Released after another acclaimed venture also starring the criminally underrated lead Jake Gyllenhaal, Enemy is the filmic yang to the yin the director had previously released via the Hollywood revenge-fueled kidnap mystery Prisoners.

While that film was far more classically structured and clearly defined, Enemy is like the palette cleansing, admittedly somewhat autobiographical (and likewise slightly self-indulgent) art project you make with your friends outside the confines of the studio system.

Like Winding Refn’s God follow-up to Drive, Joss Whedon’s Much Ado About Nothing post-Avengers, or Steven Soderbergh’s Schizopolis, Full Frontal, or any number of works that he’s done for the hell of it, Enemy let the filmmaker clean out the creative cobwebs, exploring his own worst fears, enemies and dreamscapes among the safety net of likeminded friends.

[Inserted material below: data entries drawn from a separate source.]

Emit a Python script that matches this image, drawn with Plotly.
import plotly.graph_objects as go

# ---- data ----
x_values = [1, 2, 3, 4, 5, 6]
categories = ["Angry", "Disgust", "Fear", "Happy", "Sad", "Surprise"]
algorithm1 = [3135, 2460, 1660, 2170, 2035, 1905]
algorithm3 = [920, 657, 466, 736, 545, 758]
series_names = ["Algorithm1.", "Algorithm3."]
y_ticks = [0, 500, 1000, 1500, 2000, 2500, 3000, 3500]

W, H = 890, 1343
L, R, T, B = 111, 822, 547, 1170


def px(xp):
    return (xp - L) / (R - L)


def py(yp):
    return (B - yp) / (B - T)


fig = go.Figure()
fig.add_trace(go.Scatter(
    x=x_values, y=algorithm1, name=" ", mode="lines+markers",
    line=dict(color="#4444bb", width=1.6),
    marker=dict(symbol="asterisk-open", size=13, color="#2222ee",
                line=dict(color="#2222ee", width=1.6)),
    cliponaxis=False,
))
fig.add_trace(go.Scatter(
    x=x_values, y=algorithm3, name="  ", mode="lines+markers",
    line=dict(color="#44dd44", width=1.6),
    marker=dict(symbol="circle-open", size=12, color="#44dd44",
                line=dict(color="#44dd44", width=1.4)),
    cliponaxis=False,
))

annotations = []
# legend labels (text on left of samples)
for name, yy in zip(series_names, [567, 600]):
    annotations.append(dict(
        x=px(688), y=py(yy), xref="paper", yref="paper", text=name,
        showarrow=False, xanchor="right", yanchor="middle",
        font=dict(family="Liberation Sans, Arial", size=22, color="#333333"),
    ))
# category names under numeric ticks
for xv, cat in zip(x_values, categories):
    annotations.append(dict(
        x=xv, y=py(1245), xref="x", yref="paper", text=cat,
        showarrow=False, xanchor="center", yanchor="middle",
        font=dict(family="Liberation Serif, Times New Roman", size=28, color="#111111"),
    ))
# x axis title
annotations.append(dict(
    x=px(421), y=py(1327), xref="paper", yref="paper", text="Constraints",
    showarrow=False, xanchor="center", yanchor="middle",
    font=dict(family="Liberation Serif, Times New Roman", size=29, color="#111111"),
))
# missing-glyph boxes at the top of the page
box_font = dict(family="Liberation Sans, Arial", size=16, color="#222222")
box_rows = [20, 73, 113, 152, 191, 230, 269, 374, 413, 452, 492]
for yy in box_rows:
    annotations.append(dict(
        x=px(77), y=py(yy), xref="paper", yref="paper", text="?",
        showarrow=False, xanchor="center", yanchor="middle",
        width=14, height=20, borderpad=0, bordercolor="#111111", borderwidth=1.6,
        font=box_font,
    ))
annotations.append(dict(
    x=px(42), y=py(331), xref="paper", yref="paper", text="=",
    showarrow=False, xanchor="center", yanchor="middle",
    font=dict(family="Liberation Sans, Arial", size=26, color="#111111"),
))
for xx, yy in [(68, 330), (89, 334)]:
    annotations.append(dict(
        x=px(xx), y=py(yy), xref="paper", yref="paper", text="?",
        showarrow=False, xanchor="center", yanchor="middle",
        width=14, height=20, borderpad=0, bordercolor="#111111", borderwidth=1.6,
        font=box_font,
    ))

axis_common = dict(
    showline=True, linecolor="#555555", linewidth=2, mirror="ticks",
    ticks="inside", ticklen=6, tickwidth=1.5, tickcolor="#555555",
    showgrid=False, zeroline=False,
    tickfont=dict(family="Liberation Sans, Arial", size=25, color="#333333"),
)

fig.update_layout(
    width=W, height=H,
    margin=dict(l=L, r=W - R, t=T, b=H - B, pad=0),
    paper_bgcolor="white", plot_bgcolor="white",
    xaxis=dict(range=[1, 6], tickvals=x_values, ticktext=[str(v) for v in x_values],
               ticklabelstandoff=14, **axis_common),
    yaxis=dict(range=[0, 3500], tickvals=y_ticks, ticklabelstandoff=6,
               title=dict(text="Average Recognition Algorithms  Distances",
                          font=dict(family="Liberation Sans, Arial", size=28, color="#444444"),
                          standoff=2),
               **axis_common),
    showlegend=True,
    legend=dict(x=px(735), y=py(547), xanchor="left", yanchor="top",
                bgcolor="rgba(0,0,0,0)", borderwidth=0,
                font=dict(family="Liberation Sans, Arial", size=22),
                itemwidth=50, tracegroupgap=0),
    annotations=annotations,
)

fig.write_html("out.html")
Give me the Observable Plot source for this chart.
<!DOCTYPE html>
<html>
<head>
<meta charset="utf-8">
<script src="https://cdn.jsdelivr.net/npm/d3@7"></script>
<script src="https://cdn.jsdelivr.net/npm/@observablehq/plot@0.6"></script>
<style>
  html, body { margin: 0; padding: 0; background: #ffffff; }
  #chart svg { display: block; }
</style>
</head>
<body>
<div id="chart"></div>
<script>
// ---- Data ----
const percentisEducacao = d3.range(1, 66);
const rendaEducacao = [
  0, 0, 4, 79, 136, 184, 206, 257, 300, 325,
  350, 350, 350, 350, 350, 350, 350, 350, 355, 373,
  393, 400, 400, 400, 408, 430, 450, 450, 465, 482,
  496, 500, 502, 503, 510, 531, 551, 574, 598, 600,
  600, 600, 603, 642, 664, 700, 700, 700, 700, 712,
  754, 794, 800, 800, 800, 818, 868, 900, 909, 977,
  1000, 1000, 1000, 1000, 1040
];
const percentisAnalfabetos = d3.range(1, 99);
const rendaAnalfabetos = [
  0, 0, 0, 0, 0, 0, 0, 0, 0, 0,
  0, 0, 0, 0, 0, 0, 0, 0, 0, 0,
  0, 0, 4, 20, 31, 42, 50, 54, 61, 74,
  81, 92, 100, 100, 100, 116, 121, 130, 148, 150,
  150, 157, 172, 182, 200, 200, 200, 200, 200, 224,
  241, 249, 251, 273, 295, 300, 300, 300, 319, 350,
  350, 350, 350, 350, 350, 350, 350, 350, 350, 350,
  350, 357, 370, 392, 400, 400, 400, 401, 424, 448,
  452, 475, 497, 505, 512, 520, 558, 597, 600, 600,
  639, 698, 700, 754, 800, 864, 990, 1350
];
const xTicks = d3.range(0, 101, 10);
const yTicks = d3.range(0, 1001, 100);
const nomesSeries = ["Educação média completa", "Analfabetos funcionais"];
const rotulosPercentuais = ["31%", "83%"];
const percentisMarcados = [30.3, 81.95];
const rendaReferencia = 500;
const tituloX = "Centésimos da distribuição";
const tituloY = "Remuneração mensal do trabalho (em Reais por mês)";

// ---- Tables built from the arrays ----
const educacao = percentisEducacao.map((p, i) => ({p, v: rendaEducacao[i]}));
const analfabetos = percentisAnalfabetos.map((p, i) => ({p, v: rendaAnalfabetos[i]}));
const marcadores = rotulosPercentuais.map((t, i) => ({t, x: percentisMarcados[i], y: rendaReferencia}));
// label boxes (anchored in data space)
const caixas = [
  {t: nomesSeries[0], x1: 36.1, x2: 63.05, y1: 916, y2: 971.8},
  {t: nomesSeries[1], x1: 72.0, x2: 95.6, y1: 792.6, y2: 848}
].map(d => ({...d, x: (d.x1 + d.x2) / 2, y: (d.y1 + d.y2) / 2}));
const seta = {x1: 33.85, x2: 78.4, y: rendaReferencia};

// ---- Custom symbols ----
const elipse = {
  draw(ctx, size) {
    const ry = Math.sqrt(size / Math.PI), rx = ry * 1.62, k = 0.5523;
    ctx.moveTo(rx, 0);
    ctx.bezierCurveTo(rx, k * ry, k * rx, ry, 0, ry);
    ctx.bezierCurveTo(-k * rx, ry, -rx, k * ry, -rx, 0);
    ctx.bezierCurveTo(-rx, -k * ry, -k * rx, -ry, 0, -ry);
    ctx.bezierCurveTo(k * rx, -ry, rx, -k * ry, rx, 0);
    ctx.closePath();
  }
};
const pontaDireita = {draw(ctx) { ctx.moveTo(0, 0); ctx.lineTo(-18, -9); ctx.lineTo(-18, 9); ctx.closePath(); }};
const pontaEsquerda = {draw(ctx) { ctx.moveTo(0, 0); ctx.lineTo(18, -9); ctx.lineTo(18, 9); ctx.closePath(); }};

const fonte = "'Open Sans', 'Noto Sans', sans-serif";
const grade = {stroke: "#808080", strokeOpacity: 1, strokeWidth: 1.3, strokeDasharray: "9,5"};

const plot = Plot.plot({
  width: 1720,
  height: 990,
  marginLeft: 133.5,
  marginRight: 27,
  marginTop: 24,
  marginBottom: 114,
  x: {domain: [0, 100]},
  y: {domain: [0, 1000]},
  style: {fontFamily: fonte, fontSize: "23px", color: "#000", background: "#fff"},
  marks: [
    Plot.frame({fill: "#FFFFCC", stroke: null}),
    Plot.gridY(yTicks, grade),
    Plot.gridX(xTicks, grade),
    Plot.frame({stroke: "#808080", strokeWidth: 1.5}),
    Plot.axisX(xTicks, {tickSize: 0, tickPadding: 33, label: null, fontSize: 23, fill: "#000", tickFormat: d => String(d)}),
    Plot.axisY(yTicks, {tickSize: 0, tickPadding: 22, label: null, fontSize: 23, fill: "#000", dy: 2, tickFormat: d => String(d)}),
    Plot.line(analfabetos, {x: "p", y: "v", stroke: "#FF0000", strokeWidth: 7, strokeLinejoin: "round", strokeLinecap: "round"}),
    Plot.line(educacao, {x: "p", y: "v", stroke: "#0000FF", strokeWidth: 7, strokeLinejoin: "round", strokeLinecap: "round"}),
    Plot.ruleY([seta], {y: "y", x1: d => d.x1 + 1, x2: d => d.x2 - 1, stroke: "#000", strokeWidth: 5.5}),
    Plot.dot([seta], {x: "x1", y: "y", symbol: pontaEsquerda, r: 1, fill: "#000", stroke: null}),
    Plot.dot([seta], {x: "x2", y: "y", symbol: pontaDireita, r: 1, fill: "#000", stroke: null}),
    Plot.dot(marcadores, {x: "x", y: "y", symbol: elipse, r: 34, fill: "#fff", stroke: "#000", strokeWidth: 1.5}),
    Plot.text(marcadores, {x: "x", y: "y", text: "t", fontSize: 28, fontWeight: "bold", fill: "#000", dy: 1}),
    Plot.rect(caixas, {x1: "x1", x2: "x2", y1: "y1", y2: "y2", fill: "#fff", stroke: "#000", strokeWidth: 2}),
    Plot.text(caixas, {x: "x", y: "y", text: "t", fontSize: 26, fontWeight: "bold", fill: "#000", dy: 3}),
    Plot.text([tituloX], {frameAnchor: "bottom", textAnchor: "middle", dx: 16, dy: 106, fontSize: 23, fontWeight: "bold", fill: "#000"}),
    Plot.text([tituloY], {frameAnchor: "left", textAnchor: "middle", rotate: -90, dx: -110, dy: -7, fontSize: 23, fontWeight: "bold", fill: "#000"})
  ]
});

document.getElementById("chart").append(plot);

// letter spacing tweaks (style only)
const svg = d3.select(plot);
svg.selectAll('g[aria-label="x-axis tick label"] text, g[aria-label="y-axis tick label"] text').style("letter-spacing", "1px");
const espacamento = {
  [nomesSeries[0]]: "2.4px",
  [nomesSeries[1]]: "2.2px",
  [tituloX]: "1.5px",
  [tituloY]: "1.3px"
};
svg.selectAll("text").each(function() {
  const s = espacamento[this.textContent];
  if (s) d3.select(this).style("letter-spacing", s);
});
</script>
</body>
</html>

From the name of the DVD that Gyllenhaal’s professor is advised to check out to the number of months a character is pregnant (that’s repeated in another revealing moment to describe how long another character has been gone) and the recurring motifs that echo throughout, some filmgoers might be tempted to throw their hands up in frustration due to (perceived) mental exhaustion.

Yet whereas some prefer the Prisoners paradigm where everything is spelled out in a different but equally impressive opus, others are sure to be seduced by the mystery that plays out on a number of levels throughout Enemy and admire its decision to trust its audience to figure it out for themselves (which is the perceived "enemy" of traditional storytelling).

Honestly, of course there are many interpretations to Enemy and indeed the fun of this kind of film is finding your own way as what you make of it reveals more about you than watching a majority of straightforward narrative features any day of the week.

Nonetheless, viewers needing a definitive answer will be pleased to know that the director has revealed in more than a few interviews what the overall key to the movie is, which I alluded to in my opening paragraph and therefore felt was obvious enough to qualify as spoiler-free.

While I question the chronology of the events depicted, wondering if – for a film that focuses so much energy on repetition – our character may have experienced some of these "incidents" before, Enemy remains a highly recommended, highly effective reel work that begs to be dissected thoroughly with friends, enemies, actors, professors, and doppelgangers in your subconscious mind and real life alike.